“Your standards
are too high”. If you’re mid-30s,
educated and single you probably hear this at family BBQ’s and any company
gatherings that take place after three rounds of drinks have been purchased. I
used to hear this all the time. Maybe the words are still being whispered by my
family but I simply store them in the section of my brain typically reserved
for the men who scream “yo ma what’s good”. Or, perhaps co-workers are still
trying to insert their opinions, but when they finish speaking I mentally relegate
them to the same category of grown folks who text like post spell check
teens. In either case the statement no
longer holds enough weight for me to adjust my standards. One foreseeable
divorce plus two meaningful but heartbreaking relationships equal new found
strong convictions on what I require from a relationship.
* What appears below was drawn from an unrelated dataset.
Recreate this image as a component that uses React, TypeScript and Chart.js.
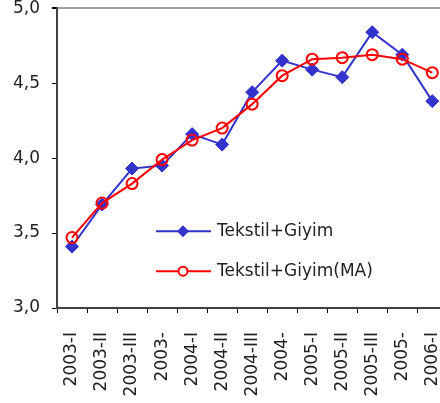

Although the
unsolicited opinions regarding whom I choose to build with are no longer impactful
enough for me to change my standards,
I do at times re-examine them. Upon close examination this is what I conclude;
based on the power that’s invested in me by the state of Shanita I hereby declare
my standards……... SIMPLE and MINE. No
further approval needed.
To the one dimensional person my
standards or “type” may seem hard to understand. I won’t go around providing
justification for my standards or seeking permission. Yet, for the curios I
will provide situational examples. I want a man with extensions in his hair,
bamboo earrings…at least two pairs. Nah I’m joking. But I’m an artist so I’m
sensitive about my standards, so let me hit you with the real stuff. I want my potential
mate and I to discuss some historical opposing views in black intellectualism
and culture. Like, I want to know where he stands when it comes to the views of
DuBois vs Garvey and what’s his opinion on
the fact that Nas eithered Jay-Z, the lyrical battle between Jay and
Nas. When we go to family game night and play Taboo and the question requires
participants to name a deadly weapon that starts with the letter “S” and my
cousin gives the winning answer by yelling SHANK, I need him to not be
confused. When the games are over and he digs into his spaghetti and it’s kool-aid
sweet, he has to just keep eating. Oh, and don’t judge me when I say it took me
three days to read that latest piece by Michael Eric Dyson and that I secretly watched the entire season
of Empire. Not sure if these standards
are “too much or too little” for most. All I know is that they are mine. Jay got it right when he said “I don’t want
much, just a nice, smart dude cool enough to eat some hood food”. Wait…… I
think that was me. In any event. Still simple standards. Still mine.